A scalable VoIP architecture can protect the investment and reduce replacement costs when the business grows.

Conclusion

A business VoIP telephone system is a flexible communication platform that helps companies manage voice calls over IP networks. It supports internal extensions, external calling, SIP trunks, voicemail, call routing, recording, remote users, conference calls, and integration with business systems.

Compared with traditional phone systems, VoIP offers better scalability, centralized management, remote access, and integration capability. It can serve small offices, customer service teams, multi-site enterprises, industrial sites, and organizations with complex communication needs.

To choose the right system, businesses should evaluate network readiness, deployment model, required features, security, reliability, endpoint compatibility, and future expansion. A well-planned VoIP system can improve communication efficiency, reduce complexity, and support long-term business growth.

FAQ

Is a business VoIP telephone system the same as a cloud phone system?

Not always. A cloud phone system is one type of business VoIP deployment. Business VoIP can also be deployed on-premise or as a hybrid system depending on control, security, budget, and operational needs.

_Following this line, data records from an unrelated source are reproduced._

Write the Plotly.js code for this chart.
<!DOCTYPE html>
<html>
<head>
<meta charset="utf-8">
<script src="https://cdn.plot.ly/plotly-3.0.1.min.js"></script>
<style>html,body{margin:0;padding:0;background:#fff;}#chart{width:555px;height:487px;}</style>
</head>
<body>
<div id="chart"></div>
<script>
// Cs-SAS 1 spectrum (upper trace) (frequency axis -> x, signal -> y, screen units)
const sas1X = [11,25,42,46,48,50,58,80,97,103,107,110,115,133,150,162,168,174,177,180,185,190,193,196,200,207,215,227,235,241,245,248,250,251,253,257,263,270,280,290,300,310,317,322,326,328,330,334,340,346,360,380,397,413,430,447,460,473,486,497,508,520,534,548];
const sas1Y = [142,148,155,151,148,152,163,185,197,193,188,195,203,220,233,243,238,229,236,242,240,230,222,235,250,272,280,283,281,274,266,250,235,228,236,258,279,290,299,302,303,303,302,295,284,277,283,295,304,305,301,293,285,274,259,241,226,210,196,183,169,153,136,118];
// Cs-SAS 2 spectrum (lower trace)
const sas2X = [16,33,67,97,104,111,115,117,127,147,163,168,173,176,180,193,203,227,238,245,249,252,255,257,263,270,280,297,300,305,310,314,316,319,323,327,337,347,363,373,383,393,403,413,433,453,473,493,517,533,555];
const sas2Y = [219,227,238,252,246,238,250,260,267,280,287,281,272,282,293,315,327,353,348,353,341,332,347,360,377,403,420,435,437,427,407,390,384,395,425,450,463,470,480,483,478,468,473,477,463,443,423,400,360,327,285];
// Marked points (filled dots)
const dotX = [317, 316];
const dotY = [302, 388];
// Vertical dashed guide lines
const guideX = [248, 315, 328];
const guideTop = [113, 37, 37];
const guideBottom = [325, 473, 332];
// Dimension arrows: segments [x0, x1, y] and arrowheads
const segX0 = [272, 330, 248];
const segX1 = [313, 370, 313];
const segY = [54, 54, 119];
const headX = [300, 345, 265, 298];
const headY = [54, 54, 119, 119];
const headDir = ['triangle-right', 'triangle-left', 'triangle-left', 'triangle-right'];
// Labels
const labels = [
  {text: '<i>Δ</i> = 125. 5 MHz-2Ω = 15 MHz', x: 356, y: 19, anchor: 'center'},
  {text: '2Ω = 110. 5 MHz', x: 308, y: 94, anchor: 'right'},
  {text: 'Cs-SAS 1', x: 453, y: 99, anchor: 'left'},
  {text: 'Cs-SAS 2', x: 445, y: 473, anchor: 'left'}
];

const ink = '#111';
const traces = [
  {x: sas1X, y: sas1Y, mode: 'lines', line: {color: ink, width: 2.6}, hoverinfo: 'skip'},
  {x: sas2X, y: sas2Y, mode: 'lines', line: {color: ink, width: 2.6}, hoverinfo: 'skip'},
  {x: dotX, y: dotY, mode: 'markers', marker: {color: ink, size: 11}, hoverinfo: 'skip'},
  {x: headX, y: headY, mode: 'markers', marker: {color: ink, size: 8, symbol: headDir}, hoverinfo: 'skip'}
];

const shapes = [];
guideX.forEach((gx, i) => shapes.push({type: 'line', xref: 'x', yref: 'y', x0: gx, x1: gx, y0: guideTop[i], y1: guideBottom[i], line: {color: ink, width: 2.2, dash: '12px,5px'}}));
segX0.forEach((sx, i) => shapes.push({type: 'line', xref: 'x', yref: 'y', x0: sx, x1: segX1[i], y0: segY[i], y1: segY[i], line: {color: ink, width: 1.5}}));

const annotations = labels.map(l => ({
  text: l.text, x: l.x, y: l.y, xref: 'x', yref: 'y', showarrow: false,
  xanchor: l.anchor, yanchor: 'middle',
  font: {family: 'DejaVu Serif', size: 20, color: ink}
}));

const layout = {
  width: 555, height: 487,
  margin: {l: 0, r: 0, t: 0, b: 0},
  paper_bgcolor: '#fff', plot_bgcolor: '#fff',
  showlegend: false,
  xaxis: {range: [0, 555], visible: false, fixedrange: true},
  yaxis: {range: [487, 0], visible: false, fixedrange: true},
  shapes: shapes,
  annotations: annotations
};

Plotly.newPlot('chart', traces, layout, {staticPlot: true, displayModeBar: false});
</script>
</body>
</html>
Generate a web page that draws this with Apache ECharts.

Does VoIP work without the internet?

Internal VoIP calls can work over a local IP network if the IP PBX and endpoints are deployed locally. However, external calls through SIP trunks, cloud services, or remote users usually require internet or carrier network connectivity.

What equipment is needed for a business VoIP telephone system?

A typical system may include an IP PBX or hosted VoIP platform, SIP phones, softphones, network switches, routers, SIP trunks, VoIP gateways, SBCs, and optional devices such as paging speakers, intercoms, emergency phones, or conference phones.

Is VoIP suitable for industrial sites?

Yes, but industrial sites need suitable endpoint devices and network design. Rugged SIP phones, waterproof telephones, explosion-proof telephones, paging gateways, and dispatch endpoints may be required for harsh, noisy, outdoor, or high-risk environments.

How can a business improve VoIP call quality?

Businesses can improve VoIP call quality by using stable bandwidth, managed switches, QoS, voice VLANs, reliable routers, proper firewall configuration, suitable codecs, good endpoint devices, and continuous network monitoring.